Iran’s exports to China rose by nearly 35 percent during the past 10 months, with Beijing emerging as the Islamic Republic’s top trading partner,
The Washington Free Beacon reported.
Iranian media outlets reported that non-oil trade between the two nations rose to $13 billion during the same period — another indication the Iranian economy has been strengthening since nuclear talks began with Germany and the five permanent members of the UN Security Council last year.
Total Iranian non-oil exports rose 15 percent over the previous year when international sanctions against that country were more stringent.

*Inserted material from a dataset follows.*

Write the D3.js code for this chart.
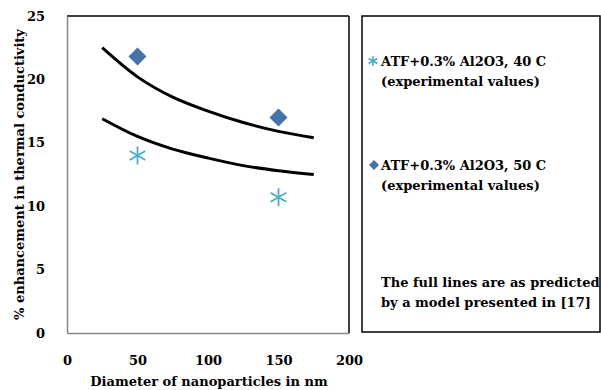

Iran’s top exports to China included iron ore, methanol, propane and ethylene-glycol, according to reports in the state-controlled media. Iran’s primary imports from China included railroad and subway locomotive parts, oil and gas pipelines, car parts and automobiles.
Last year, an activist group called United Against Nuclear Iran (UANI) announced the results of its own investigation of Iranian sanctions-busting.
The
group discovered that Iranian ships were falsely billing their crude oil as a legal product and shipping it to China — the top purchaser of Iranian crude oil, according to
the Free Beacon.
The UANI said last year that the United States and other Western governments had failed to act on the new information about Iranian-Chinese smuggling collaboration.
Iran’s activities constitute illegal smuggling because “the vessels transfer their oil to other vessels in secret, in order to disguise its origins and circumvent international sanctions,” a UANI spokesman said.
The group alleged this “this sanctions fraud enables Iran to engage in an oil smuggling operation primarily based out of the port of Fujairah, wherein sanctions waiver recipient countries are duped into buying additional Iranian oil mislabeled as Iraqi Special Blend to disguise its Iranian origins.”